There’s another expectation that I think is implicit: a good scientific journal will provide a good microcosm of the knowledge built by the scientific community in the particular area the journal takes as its focus. This means that if a matter is a source of legitimate controversy for scientists committed to using scientific methodology to understand it, the articles appearing in the journal will reflect this controversy. If, on the other hand, the scientific community reaches a point where a scientific matter is essentially settled (except for some of the details around the edges, perhaps), the articles in the journal will reflect that consensus.
Does JPandS live up to these expectations?
While articles accepted by JPandS undergo peer review, Kathleen Seidel and Orac have noted serious methodological shortcoming in them. If the peer review is not focused on the scientific quality of the manuscripts under review, on what basis are the peer reviewers evaluating the manuscripts?
To the extent that peer review is supposed to provide a level of scientific quality control, if the way it is implemented by JPandS fails to provide that quality control, there might as well not be peer review. Broken peer review can break the whole medical journal.
The failure of JPandS authors and editors to disclose potential conflicts of interest might lead the casual reader believing that JPandS articles are more objective and disinterested than they really are. This is at least misleading, if not outright deceptive.
Finally, the range of articles included in JPandS strongly suggests that submissions are subjected to an ideological filter that plays a significant role in which will be published. The microcosm of scientific knowledge presented in the pages of JPandS departs significantly from that presented by other medical journals. However, it closely tracks the preexisting ideological commitments of AAPS.
On this basis, it certainly looks like the credibility of JPandS, and of the articles published within it, is very shaky.

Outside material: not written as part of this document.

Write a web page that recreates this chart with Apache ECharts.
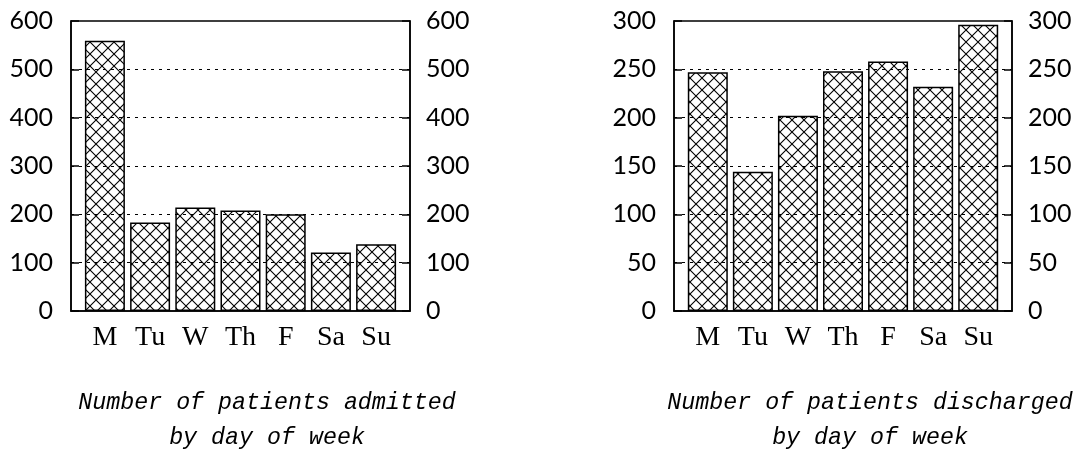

Operationally, I’m inclined to say that this makes JPandS no better than a fake journal. However, I can’t help but wonder if the people editing JPandS and submitting articles to it realize that this credibility gap exists.
If they are completely committed to a particular view of the world, fully expect that the evidence will support that view, and blame mistaken methodology for results that don’t support that view — indeed, to the point of openly rejecting evidence-based medicine and scientific standards of proof — the problem isn’t one of lying so much as arguing for a different standard of credibility.
The danger is that the outward appearance of JPandS might not alert the casual reader that this journal does not accept the standards that other medical and scientific journals try to set for themselves. If AAPS knowingly trades on this confusion to get unearned credibility, I think the case can be made for fakery. But even if no conscious effort is made to fool the reader, the outwards similarities may be enough to do harm.